Cars have lots of thrust, but they don’t leave the ground, so that’s where ingredient two comes in. You also need to generate enough lift to overcome the weight of the aircraft. As I mentioned earlier, lift depends on the speed of the air moving over the wings on the aircraft.
Now, there are two basic ways of getting this speed. The first method is to accelerate along the ground until you pick up enough pace. This is what most fixed-wing aircraft do and it’s why we have runways.
The advantage of this approach is that you don’t need a lot of thrust to do this. So, it’s possible for this type of aircraft to be designed for very efficient flight. In the animal kingdom, an albatross basically does this. They pretty much run along the water until they manage to get airborne.
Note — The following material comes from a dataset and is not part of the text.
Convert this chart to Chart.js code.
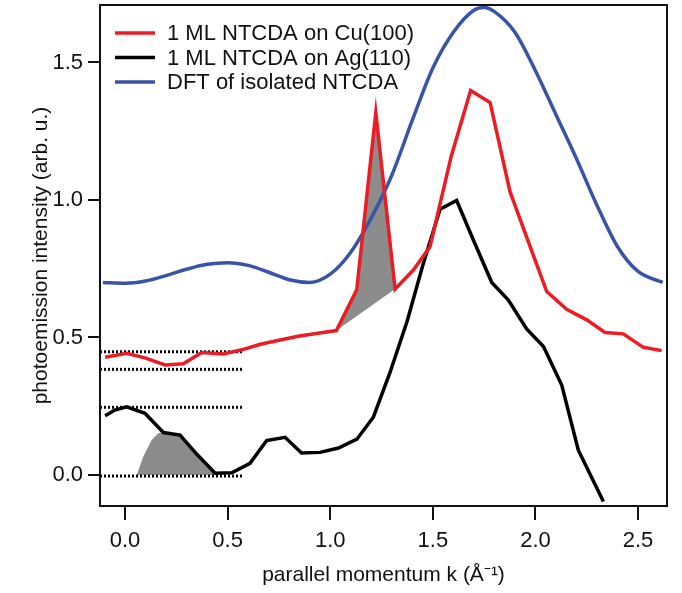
<!DOCTYPE html>
<html>
<head>
<meta charset="utf-8">
<script src="https://cdn.jsdelivr.net/npm/chart.js@4.4.1/dist/chart.umd.min.js"></script>
<style>
  html, body { margin: 0; padding: 0; background: #fff; }
</style>
</head>
<body>
<canvas id="chart" width="682" height="593"></canvas>
<script>
// series: parallel momentum k (1/A) and photoemission intensity (arb. u.)
const cuK = [-0.097, 0.008, 0.10, 0.195, 0.284, 0.374, 0.479, 0.569, 0.66, 0.75, 0.85, 0.94, 1.03, 1.129, 1.222, 1.316, 1.405, 1.486, 1.59, 1.684, 1.779, 1.876, 1.974, 2.055, 2.152, 2.25, 2.339, 2.428, 2.526, 2.615];
const cuI = [0.428, 0.442, 0.425, 0.40, 0.404, 0.445, 0.44, 0.455, 0.475, 0.49, 0.505, 0.515, 0.525, 0.673, 1.317, 0.676, 0.745, 0.83, 1.16, 1.398, 1.354, 1.03, 0.83, 0.667, 0.602, 0.564, 0.518, 0.513, 0.464, 0.452];

const agK = [-0.097, -0.05, 0.008, 0.097, 0.187, 0.268, 0.35, 0.439, 0.52, 0.609, 0.69, 0.78, 0.86, 0.95, 1.04, 1.13, 1.21, 1.29, 1.375, 1.45, 1.535, 1.616, 1.70, 1.787, 1.868, 1.957, 2.039, 2.128, 2.209, 2.331];
const agI = [0.215, 0.236, 0.248, 0.224, 0.154, 0.145, 0.075, 0.006, 0.008, 0.042, 0.125, 0.137, 0.08, 0.082, 0.098, 0.13, 0.21, 0.37, 0.56, 0.76, 0.966, 0.998, 0.85, 0.70, 0.636, 0.531, 0.467, 0.327, 0.09, -0.097];

const dftK = [-0.107, 0.0, 0.1, 0.2, 0.3, 0.4, 0.5, 0.6, 0.7, 0.8, 0.9, 1.0, 1.1, 1.2, 1.3, 1.4, 1.5, 1.6, 1.7, 1.75, 1.8, 1.9, 2.0, 2.1, 2.2, 2.3, 2.4, 2.5, 2.62];
const dftI = [0.70, 0.697, 0.705, 0.725, 0.748, 0.766, 0.772, 0.762, 0.737, 0.71, 0.70, 0.73, 0.81, 0.935, 1.09, 1.29, 1.48, 1.61, 1.69, 1.70, 1.685, 1.61, 1.47, 1.31, 1.15, 0.98, 0.83, 0.74, 0.70];

// shaded areas
const cuShadeK = [1.03, 1.129, 1.222, 1.316, 1.03];
const cuShadeI = [0.525, 0.673, 1.317, 0.676, 0.525];
const agShadeK = [0.057, 0.089, 0.13, 0.162, 0.187, 0.268, 0.439, 0.45];
const agShadeI = [0.0, 0.067, 0.127, 0.152, 0.154, 0.145, 0.006, 0.0];

// dotted reference levels
const refLevels = [0.448, 0.384, 0.246, -0.004];
const refStartK = -0.122;
const refEndK = 0.57;

const seriesNames = ["1 ML NTCDA on Cu(100)", "1 ML NTCDA on Ag(110)", "DFT of isolated NTCDA"];
const seriesColors = ["#ec1c24", "#000000", "#3a54a5"];

const xTickValues = [0.0, 0.5, 1.0, 1.5, 2.0, 2.5];
const yTickValues = [0.0, 0.5, 1.0, 1.5];

const FONT = '"Liberation Sans", Arial, Helvetica, sans-serif';
const pts = (xs, ys) => xs.map((x, i) => ({ x: x, y: ys[i] }));

const datasets = [
  {
    data: pts(cuShadeK, cuShadeI), showLine: true, fill: "shape",
    backgroundColor: "#8c8c8c", borderWidth: 0, pointRadius: 0, order: 6
  },
  {
    data: pts(agShadeK, agShadeI), showLine: true, fill: "origin",
    backgroundColor: "#8c8c8c", borderWidth: 0, pointRadius: 0, order: 6
  }
];

refLevels.forEach(v => {
  datasets.push({
    data: [{ x: refStartK, y: v }, { x: refEndK, y: v }],
    showLine: true, borderColor: "#000", borderWidth: 3, borderDash: [2, 2],
    pointRadius: 0, fill: false, order: 4
  });
});

datasets.push(
  {
    label: seriesNames[2], data: pts(dftK, dftI), showLine: true,
    borderColor: seriesColors[2], borderWidth: 3.5, pointRadius: 0,
    cubicInterpolationMode: "monotone", fill: false, order: 3
  },
  {
    label: seriesNames[1], data: pts(agK, agI), showLine: true,
    borderColor: seriesColors[1], borderWidth: 3.5, pointRadius: 0,
    tension: 0, fill: false, order: 2
  },
  {
    label: seriesNames[0], data: pts(cuK, cuI), showLine: true,
    borderColor: seriesColors[0], borderWidth: 3.5, pointRadius: 0,
    tension: 0, fill: false, order: 1
  }
);

// frame round the plot area
const framePlugin = {
  id: "frame",
  afterDatasetsDraw(chart) {
    const { ctx, chartArea: a } = chart;
    ctx.save();
    ctx.strokeStyle = "#111";
    ctx.lineWidth = 2;
    ctx.strokeRect(a.left, a.top, a.right - a.left, a.bottom - a.top);
    ctx.restore();
  }
};

// legend inside the top left corner
const legendPlugin = {
  id: "insideLegend",
  afterDatasetsDraw(chart) {
    const { ctx, chartArea: a } = chart;
    ctx.save();
    ctx.font = "22px " + FONT;
    ctx.textBaseline = "middle";
    seriesNames.forEach((name, i) => {
      const y = a.top + 28 + i * 24.5;
      ctx.strokeStyle = seriesColors[i];
      ctx.lineWidth = 3.5;
      ctx.beginPath();
      ctx.moveTo(a.left + 15, y);
      ctx.lineTo(a.left + 55, y);
      ctx.stroke();
      ctx.fillStyle = "#111";
      ctx.fillText(name, a.left + 67, y + 1);
    });
    ctx.restore();
  }
};

new Chart(document.getElementById("chart"), {
  type: "scatter",
  data: { datasets: datasets },
  plugins: [framePlugin, legendPlugin],
  options: {
    responsive: false,
    animation: false,
    layout: { padding: { top: 5, right: 15, left: 0, bottom: 0 } },
    plugins: { legend: { display: false }, tooltip: { enabled: false } },
    scales: {
      x: {
        type: "linear", min: -0.122, max: 2.641,
        afterFit(scale) {
          scale.height = 87;
          scale.paddingLeft = 0;
          scale.paddingRight = 0;
        },
        afterBuildTicks(scale) { scale.ticks = xTickValues.map(v => ({ value: v })); },
        grid: { drawOnChartArea: false, drawTicks: true, tickLength: 14, color: "#111", lineWidth: 2 },
        border: { display: false },
        ticks: {
          color: "#111", padding: 8, maxRotation: 0,
          font: { family: FONT, size: 22 },
          callback: v => v.toFixed(1)
        },
        title: {
          display: true, text: "parallel momentum k (Å⁻¹)", color: "#111",
          font: { family: FONT, size: 21 }, padding: { top: 0, bottom: 5 }
        }
      },
      y: {
        type: "linear", min: -0.113, max: 1.709,
        afterFit(scale) {
          scale.width = 100;
          scale.paddingTop = 0;
          scale.paddingBottom = 0;
        },
        afterBuildTicks(scale) { scale.ticks = yTickValues.map(v => ({ value: v })); },
        grid: { drawOnChartArea: false, drawTicks: true, tickLength: 12, color: "#111", lineWidth: 2 },
        border: { display: false },
        ticks: {
          color: "#111", padding: 5,
          font: { family: FONT, size: 22 },
          callback: v => v.toFixed(1)
        },
        title: {
          display: true, text: "photoemission intensity (arb. u.)", color: "#111",
          font: { family: FONT, size: 21 }, padding: { top: 29, bottom: 0 }
        }
      }
    }
  }
});
</script>
</body>
</html>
They are some of the most amazing flying creatures, but they really struggle to get into the air.
The other option is to move your lifting surface, instead of moving your aircraft. A helicopter’s blades are its lifting surface, and when you move them fast enough, you generate enough lift to take-off. In nature, a hummingbird demonstrates this quite well.
Moving a lifting surface is how all rotorcraft work. Another way of thinking about this is that lift is being generated by pointing your thrust up. This does make take-off quite easy. In fact, if you have enough thrust you can make anything fly. The problem is that you now have way more thrust than you need for normal flight, which means the aircraft is no longer flying efficiently.
Planes that reach a compromise between these two methods are known as Vertical / Short Take-off and Landing (V/STOL) aircraft. The Harrier Jump Jet is an example of one of these. Making a successful VTOL aircraft is a difficult problem and there have been many attempts to do it. Really interesting designs have come out of the challenge of VTOL, and I will have a look at some of them in a future blog post.
Skipping the take-off phase
At Passerine Aircraft we are taking a different approach to solve the “short take-off with efficient flight” problem. Our solution is to just “skip” take-off… well jump, during the take-off phase. Many birds already do this. The initial speed needed is provided by their legs, which are then retracted during flight, so that they don’t create drag and hinder the bird’s flight performance.
We are just mimicking birds, like the heron above, and getting an aeroplane to jump off the ground.
Making a craft that can take-off and land anywhere has been done. And making one that is very efficient at flying long distances has also been done. Combining those qualities is new. Our aim is to have an aircraft that doesn’t need a runway, but is also efficient at flying. It’s the best of both worlds and has so many exciting applications.